(THE INPUT):
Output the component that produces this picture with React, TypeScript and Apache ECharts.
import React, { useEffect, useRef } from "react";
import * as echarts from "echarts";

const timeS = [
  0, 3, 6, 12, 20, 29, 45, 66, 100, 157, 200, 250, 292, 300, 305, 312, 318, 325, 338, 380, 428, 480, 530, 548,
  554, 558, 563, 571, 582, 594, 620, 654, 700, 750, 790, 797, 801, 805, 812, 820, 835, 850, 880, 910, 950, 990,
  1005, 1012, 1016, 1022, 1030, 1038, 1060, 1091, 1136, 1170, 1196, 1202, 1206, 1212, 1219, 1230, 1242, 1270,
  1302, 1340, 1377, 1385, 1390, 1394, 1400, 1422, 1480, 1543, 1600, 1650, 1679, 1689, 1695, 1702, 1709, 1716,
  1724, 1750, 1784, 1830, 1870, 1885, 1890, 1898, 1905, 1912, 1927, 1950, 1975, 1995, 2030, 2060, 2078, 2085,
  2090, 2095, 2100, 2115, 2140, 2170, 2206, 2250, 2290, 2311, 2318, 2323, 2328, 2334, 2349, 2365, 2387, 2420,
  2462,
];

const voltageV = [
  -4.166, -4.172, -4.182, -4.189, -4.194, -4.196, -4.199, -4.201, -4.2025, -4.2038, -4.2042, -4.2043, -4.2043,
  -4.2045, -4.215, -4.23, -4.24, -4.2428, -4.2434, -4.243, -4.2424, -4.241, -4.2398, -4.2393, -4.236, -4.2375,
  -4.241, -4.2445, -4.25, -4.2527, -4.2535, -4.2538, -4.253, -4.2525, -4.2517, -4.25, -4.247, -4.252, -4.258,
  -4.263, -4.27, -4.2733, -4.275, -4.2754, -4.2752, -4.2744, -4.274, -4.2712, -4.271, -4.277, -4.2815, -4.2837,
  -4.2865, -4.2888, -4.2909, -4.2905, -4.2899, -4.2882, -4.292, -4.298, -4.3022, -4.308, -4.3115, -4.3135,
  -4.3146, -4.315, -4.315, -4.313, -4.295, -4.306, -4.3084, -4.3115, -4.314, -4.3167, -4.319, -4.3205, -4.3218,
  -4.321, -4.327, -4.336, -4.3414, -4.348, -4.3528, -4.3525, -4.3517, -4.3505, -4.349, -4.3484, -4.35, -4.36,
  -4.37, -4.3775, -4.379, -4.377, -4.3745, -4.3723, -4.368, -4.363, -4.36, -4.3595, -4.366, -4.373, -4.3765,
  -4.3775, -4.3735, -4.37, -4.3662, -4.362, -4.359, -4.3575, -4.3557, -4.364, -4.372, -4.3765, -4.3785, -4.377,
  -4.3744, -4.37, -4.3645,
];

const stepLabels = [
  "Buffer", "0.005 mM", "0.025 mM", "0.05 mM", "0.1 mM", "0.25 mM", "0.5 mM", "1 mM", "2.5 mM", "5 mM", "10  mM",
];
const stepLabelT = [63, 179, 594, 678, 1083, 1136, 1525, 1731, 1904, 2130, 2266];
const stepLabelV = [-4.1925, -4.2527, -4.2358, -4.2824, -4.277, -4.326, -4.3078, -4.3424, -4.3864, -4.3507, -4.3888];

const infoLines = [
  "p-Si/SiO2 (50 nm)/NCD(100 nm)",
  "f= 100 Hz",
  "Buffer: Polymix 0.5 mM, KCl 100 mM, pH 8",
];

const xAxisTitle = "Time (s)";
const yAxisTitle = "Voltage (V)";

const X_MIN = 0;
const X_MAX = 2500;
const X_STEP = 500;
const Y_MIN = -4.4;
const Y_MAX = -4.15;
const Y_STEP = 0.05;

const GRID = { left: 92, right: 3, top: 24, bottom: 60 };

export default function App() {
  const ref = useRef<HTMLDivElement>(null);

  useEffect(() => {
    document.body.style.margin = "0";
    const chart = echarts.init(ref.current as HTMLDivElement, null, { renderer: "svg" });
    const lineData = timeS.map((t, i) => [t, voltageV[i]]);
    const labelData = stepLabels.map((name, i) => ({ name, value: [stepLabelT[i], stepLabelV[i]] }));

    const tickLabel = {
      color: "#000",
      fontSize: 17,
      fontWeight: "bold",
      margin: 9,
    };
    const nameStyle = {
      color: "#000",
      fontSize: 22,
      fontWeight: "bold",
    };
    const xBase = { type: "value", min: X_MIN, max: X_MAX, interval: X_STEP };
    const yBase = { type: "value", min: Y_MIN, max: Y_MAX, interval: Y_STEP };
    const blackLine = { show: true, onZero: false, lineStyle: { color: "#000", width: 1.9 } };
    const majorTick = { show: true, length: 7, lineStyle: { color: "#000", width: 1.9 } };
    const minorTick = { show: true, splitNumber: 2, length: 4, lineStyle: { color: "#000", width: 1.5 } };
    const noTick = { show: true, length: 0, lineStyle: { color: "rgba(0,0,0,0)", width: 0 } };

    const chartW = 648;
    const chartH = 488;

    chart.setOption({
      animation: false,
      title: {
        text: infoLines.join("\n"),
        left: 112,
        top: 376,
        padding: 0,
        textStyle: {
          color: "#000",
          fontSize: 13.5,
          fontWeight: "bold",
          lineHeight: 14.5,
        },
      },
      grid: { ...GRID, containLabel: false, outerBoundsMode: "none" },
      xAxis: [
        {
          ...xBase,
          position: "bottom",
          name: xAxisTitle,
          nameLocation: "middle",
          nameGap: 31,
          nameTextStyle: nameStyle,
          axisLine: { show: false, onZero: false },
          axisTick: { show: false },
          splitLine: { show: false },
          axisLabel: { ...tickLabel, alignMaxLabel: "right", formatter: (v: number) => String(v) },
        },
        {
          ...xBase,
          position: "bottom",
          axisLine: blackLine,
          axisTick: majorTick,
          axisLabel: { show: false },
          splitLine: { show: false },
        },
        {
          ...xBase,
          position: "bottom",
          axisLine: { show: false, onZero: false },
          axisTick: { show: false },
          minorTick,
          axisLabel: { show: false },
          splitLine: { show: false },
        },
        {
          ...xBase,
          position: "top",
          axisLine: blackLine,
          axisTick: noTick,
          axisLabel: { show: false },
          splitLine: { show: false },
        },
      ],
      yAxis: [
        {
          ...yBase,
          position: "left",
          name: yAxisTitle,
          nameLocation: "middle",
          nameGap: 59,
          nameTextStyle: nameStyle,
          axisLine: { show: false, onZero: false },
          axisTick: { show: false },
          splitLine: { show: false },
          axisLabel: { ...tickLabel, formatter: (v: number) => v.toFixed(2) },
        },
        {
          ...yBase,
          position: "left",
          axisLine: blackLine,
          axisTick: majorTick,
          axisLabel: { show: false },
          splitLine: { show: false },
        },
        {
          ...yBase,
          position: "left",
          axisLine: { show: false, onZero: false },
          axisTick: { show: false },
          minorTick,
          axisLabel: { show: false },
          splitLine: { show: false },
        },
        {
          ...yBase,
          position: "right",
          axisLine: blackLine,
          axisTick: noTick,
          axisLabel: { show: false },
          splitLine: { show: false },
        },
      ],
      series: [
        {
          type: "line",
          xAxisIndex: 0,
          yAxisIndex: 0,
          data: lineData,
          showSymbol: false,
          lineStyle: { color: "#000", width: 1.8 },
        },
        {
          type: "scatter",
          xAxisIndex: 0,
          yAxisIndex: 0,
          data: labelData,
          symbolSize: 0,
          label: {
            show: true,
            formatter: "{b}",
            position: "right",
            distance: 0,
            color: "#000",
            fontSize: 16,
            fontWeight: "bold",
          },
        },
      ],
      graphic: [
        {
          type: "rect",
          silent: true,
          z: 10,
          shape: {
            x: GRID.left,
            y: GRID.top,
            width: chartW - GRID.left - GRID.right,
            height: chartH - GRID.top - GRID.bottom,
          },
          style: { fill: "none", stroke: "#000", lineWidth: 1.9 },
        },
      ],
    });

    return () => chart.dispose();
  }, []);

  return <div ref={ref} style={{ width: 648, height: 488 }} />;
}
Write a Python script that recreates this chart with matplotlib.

(DIRECTIONS FOR THIS TASK):
Starting at the first line of the data above, please restate word for word every line up to and including the one that holds "import * as", and add nothing else.

(CORRECT RESPONSE):
Output the component that produces this picture with React, TypeScript and Apache ECharts.
import React, { useEffect, useRef } from "react";
import * as echarts from "echarts";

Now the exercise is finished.